Preventive measures based on societal security are built on the concepts that there will be no individual safety without social safety and that helping others means helping oneself. This is a concept that involves not just morals and feelings. All circles of society should display love for our compatriots and care for those infected by SARS or those under home quarantine. The kind of societal security that would prevent the spread of the epidemic would have to be built not only on the individual conduct of each of us, but also on collective action.
Let's use those in home quarantine as an example. Over the past few days, we have seen several examples in the media of people violating their home quarantine. The government can issue steep fines, but if those under home quarantine do not get appropriate assistance and support, it will be difficult to implement these measures successfully.
This isn't a question of whether those under home quarantine are willing to follow regulations, but rather of whether they can be given sufficient support to allow them to sit out their quarantine. Society cannot simply put them under the surveillance of regular or military police and cold electronic monitoring equipment. They need extensive social support as well as a kind and unprejudiced environment. In such a situation, though it is the government's responsibility to allocate resources and build a support system, society's self-organizational abilities are also crucial.
Community epidemic prevention is not only a medical concept. It also means to advocate the necessity of community mobilization for successful epidemic prevention.
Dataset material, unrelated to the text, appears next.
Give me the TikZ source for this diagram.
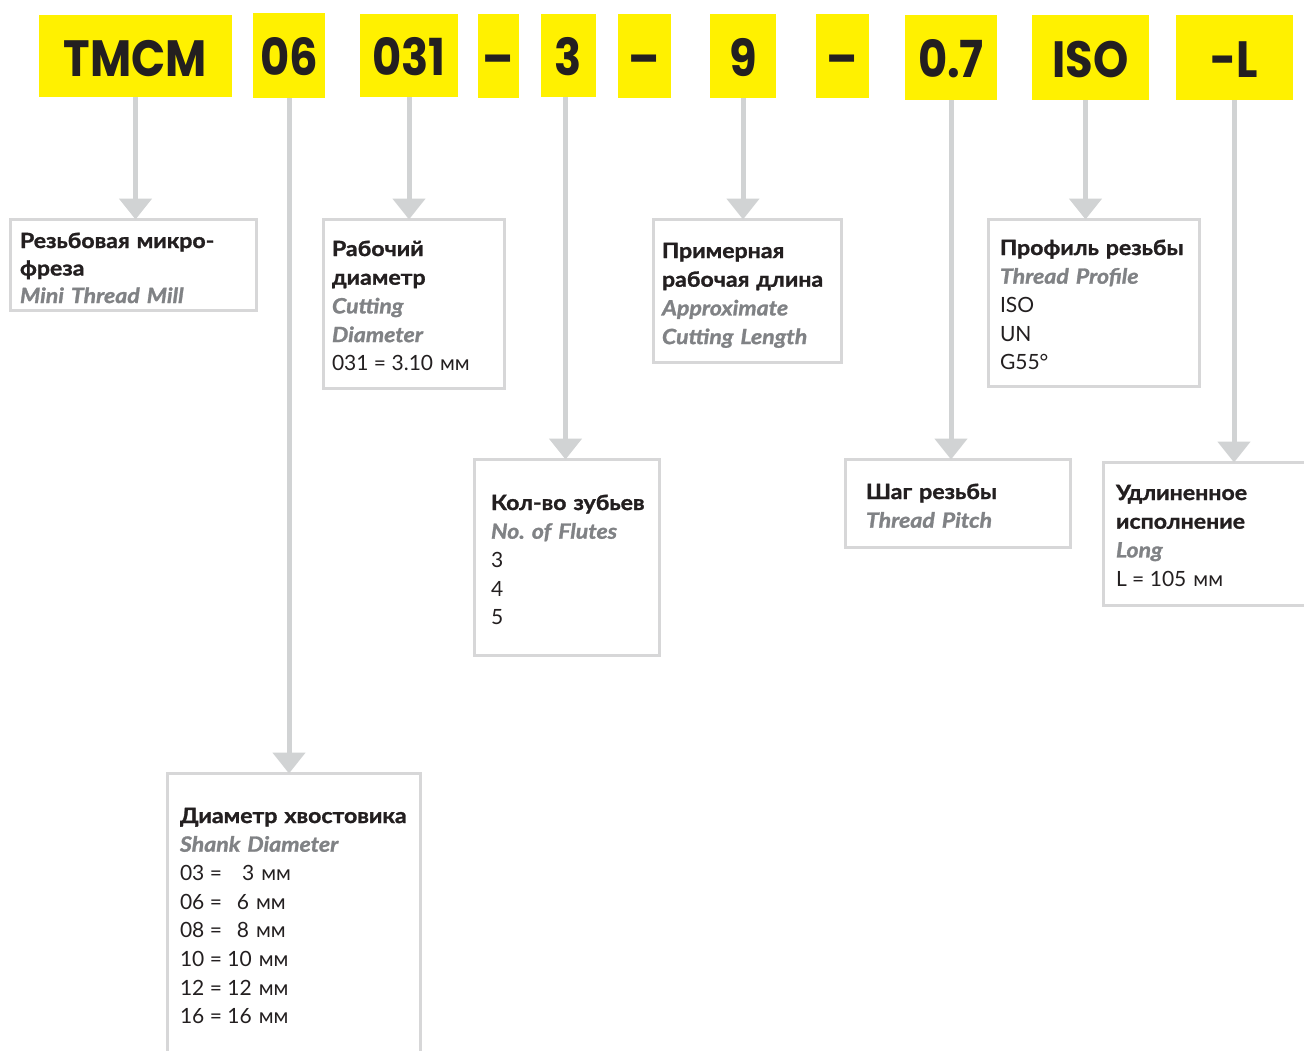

At the same time, communities are not restricted to traditionally recognized neighborhoods, boroughs or communities. The community is a social network and a psychological concept that includes relatives, friends, charity organizations and community movements and associations.
The main point isn't only that we all should disinfect our home environment, but rather that we should become organizers, mobilizers or participants within our individual social network to participate in the building of societal security. We should be aware of the implication that every time quarantine is successful, fewer people need to be placed under quarantine, and that we will all be safer when the epidemic is under control.
Given these considerations, there are many substantive things that can be done. For example, associations and departments specializing in psychology or social work could set up telephone hot lines providing consultation services. Volunteer associations or retail businesses could provide various services such as purchasing groceries or doing tax declarations.
Education-reform associations could design home education programs, develop games or provide books, videos and VCRs for quarantined children to help them while away the boredom of home quarantine. Companies and different charities could start donation campaigns to subsidize the daily lives of middle- and low-income households under quarantine to increase the resources and incentives for them to complete their quarantine period.
In the SARS epidemic, the societal security concept also includes the consideration of medical resources. These resources are limited and, in addition to differences in the immune systems of individual patients, the question of whether patients will recover is closely connected to the question of whether there are sufficient medical resources. If prevention measures fall short, we will face a problem of too few medical resources.
Here, medical resources do of course not only include hardware resources such as immunoglobulin or the number of isolation wards. They also include the number of medical staff capable of treating SARS patients.
Similarly, if medical staff are not given sufficient support and encouragement, we will soon see the same wave of resignations among doctors and nurses in other areas that we saw in Hoping hospital. This would also contribute to a shortage of medical resources. The SARS threat experienced by society as a whole will increase proportionately to the shortage of medical resources.
The SARS epidemic is still expanding. Regardless of where the responsibility for neglect lies, one obvious fact is that, prior to the mass infection at Hoping Hospital, society as a whole was psychologically and institutionally unprepared for the impact of SARS. Now is the time for each of us to participate in the building of a societal security network.
Huang Chang-ling is an assistant professor in the Graduate School of Political Science at National Taiwan University. Chen Ming-chi is an assistant professor in the department of sociology at National Taipei University.